Frequently Asked Questions
How do companies integrate Slack and Microsoft Teams during a merger?
In practice, most teams either standardize on one platform or rely on workarounds like copying updates and using email. If you need to integrate Slack and Teams during a merger without disrupting workflows, you need a real-time bridge like Conclude Connect, so channels and chats stay aligned while longer-term migration decisions are made.
Should we migrate to one chat platform during an M&A or connect them first?
In most cases, connecting platforms first is the safer option. Migrating during an M&A disrupts workflows, breaks automations, and creates resistance among teams. Connecting Slack and Teams allows communication to continue uninterrupted while organisations delay migration decisions until systems, policies, and processes are ready.
What are the biggest communication challenges during post-merger integration?

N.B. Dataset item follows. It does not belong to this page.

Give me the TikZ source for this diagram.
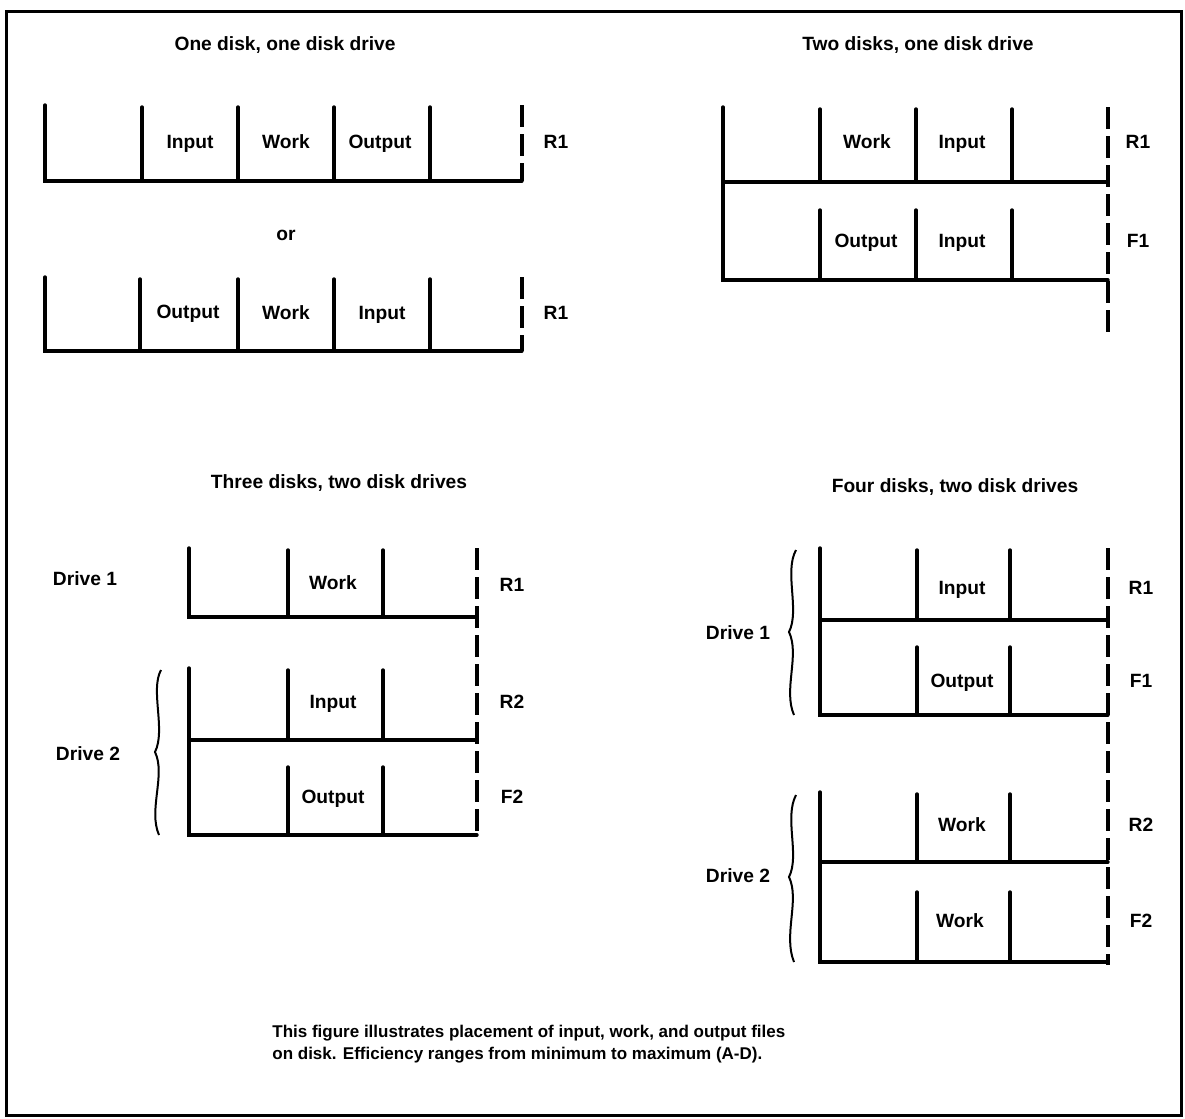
\documentclass[tikz,border=0pt]{standalone}
\usepackage{fontspec}
\setmainfont{Liberation Sans}
\begin{document}
\begin{tikzpicture}[x=0.5pt,y=-0.5pt,
  lbl/.style={font=\fontsize{9.6}{11}\selectfont\bfseries, inner sep=0pt, text height=7pt, text depth=2pt},
  wall/.style={line width=1.7pt, line cap=round, line join=miter},
  dashwall/.style={line width=1.7pt, dash pattern=on 11pt off 3.5pt},
  frame/.style={line width=1.5pt},
  bracestyle/.style={line width=1pt}]
\useasboundingbox (0,0) rectangle (1185,1119);
\draw[frame] (6,11) rectangle (1181,1115);

% ---------- Panel 1: one disk, one disk drive ----------
\node[lbl] (t1) at (285,45) {One disk, one disk drive};
% bar A
\draw[wall] (45,105) -- (45,181) -- (522,181);
\foreach \x in {142,238,334,430} \draw[wall] (\x,107) -- (\x,181);
\draw[dashwall] (522,105) -- (522,181);
\node[lbl] (a1) at (190,143) {Input};
\node[lbl] (a2) at (286,143) {Work};
\node[lbl] (a3) at (380,143) {Output};
\node[lbl] (a4) at (556,143) {R1};
\node[lbl] (or) at (286,235) {or};
% bar B
\draw[wall] (45,277) -- (45,351) -- (522,351);
\foreach \x in {140,238,334,430} \draw[wall] (\x,279) -- (\x,351);
\draw[dashwall] (522,277) -- (522,351);
\node[lbl] (b1) at (188,313) {Output};
\node[lbl] (b2) at (286,314) {Work};
\node[lbl] (b3) at (382,314) {Input};
\node[lbl] (b4) at (556,314) {R1};

% ---------- Panel 2: two disks, one disk drive ----------
\node[lbl] (t2) at (918,45) {Two disks, one disk drive};
\draw[wall] (723,107) -- (723,280) -- (1108,280);
\draw[wall] (723,182) -- (1108,182);
\foreach \x in {820,916,1012} {
  \draw[wall] (\x,109) -- (\x,182);
  \draw[wall] (\x,210) -- (\x,280);
}
\draw[dashwall] (1108,107) -- (1108,335);
\node[lbl] (c1) at (867,143) {Work};
\node[lbl] (c2) at (962,143) {Input};
\node[lbl] (c3) at (1138,143) {R1};
\node[lbl] (c4) at (866,242) {Output};
\node[lbl] (c5) at (962,242) {Input};
\node[lbl] (c6) at (1138,242) {F1};

% ---------- Panel 3: three disks, two disk drives ----------
\node[lbl] (t3) at (339,483) {Three disks, two disk drives};
\draw[wall] (189,548) -- (189,617) -- (477,617);
\foreach \x in {288,383} \draw[wall] (\x,550) -- (\x,617);
\draw[dashwall] (477,548) -- (477,835);
\draw[wall] (189,668) -- (189,835) -- (477,835);
\draw[wall] (189,740) -- (477,740);
\foreach \x in {288,383} {
  \draw[wall] (\x,670) -- (\x,740);
  \draw[wall] (\x,767) -- (\x,835);
}
\node[lbl] (d1) at (333,584) {Work};
\node[lbl] (d2) at (512,586) {R1};
\node[lbl] (d3) at (333,703) {Input};
\node[lbl] (d4) at (512,703) {R2};
\node[lbl] (d5) at (333,798) {Output};
\node[lbl] (d6) at (512,798) {F2};
\node[lbl] (dr1) at (85,580) {Drive 1};
\node[lbl] (dr2) at (88,755) {Drive 2};
\draw[bracestyle] (161,670) .. controls (150,690) and (166,730) .. (155,752)
                 .. controls (166,775) and (148,810) .. (159,835);

% ---------- Panel 4: four disks, two disk drives ----------
\node[lbl] (t4) at (955,487) {Four disks, two disk drives};
\draw[wall] (820,548) -- (820,715) -- (1108,715);
\draw[wall] (820,620) -- (1108,620);
\foreach \x in {917,1010} {
  \draw[wall] (\x,550) -- (\x,620);
  \draw[wall] (\x,647) -- (\x,715);
}
\draw[dashwall] (1108,548) -- (1108,965);
\draw[wall] (820,792) -- (820,962) -- (1108,962);
\draw[wall] (820,862) -- (1108,862);
\foreach \x in {917,1010} {
  \draw[wall] (\x,794) -- (\x,862);
  \draw[wall] (\x,892) -- (\x,962);
}
\node[lbl] (e1) at (962,589) {Input};
\node[lbl] (e2) at (1141,589) {R1};
\node[lbl] (e3) at (962,682) {Output};
\node[lbl] (e4) at (1141,682) {F1};
\node[lbl] (e5) at (962,826) {Work};
\node[lbl] (e6) at (1141,826) {R2};
\node[lbl] (e7) at (960,922) {Work};
\node[lbl] (e8) at (1141,922) {F2};
\node[lbl] (dr3) at (738,634) {Drive 1};
\node[lbl] (dr4) at (738,877) {Drive 2};
\draw[bracestyle] (796,550) .. controls (784,572) and (800,610) .. (789,632)
                 .. controls (800,655) and (783,690) .. (794,715);
\draw[bracestyle] (796,795) .. controls (784,818) and (800,855) .. (789,877)
                 .. controls (800,900) and (783,935) .. (794,962);

% ---------- caption ----------
\node[anchor=west, align=left, inner sep=0pt, font=\fontsize{8.5}{11}\selectfont\bfseries] (cap) at (272,1044)
  {This figure illustrates placement of input, work, and output files\\
   on disk. Efficiency ranges from minimum to maximum (A-D).};
\end{tikzpicture}
\end{document}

Teams are split across Slack and Microsoft Teams, updates are duplicated or missed, and leaders lack a shared view of decisions. This leads to heavy context switching, email workarounds, and slower integration. Conclude Connect solves this by linking Slack and Teams channels and chats in real-time, keeping communication aligned without migration.
Can Slack and Microsoft Teams be connected without moving chat history?
Yes. Using Conclude, channels and chats can be connected with no history, partial history, or a single context-setting message. This lets teams collaborate immediately without migrating past conversations.
Is connecting Slack and Teams secure and compliant during an acquisition?
Yes, when done through a compliant solution. Conclude Connect is SOC 2 Type II and HIPAA compliant, reducing reliance on email and informal workarounds while maintaining auditability during integration.
How quickly can teams communicate across Slack and Teams after Day 1?
Immediately. Once channels or chats are connected, messages sync in real-time, allowing teams to collaborate from Day 1 without migration or workflow disruption using Conclude Connect. This means announcements, updates, and escalations appear on both sides without migration, new logins, or changes to existing workflows.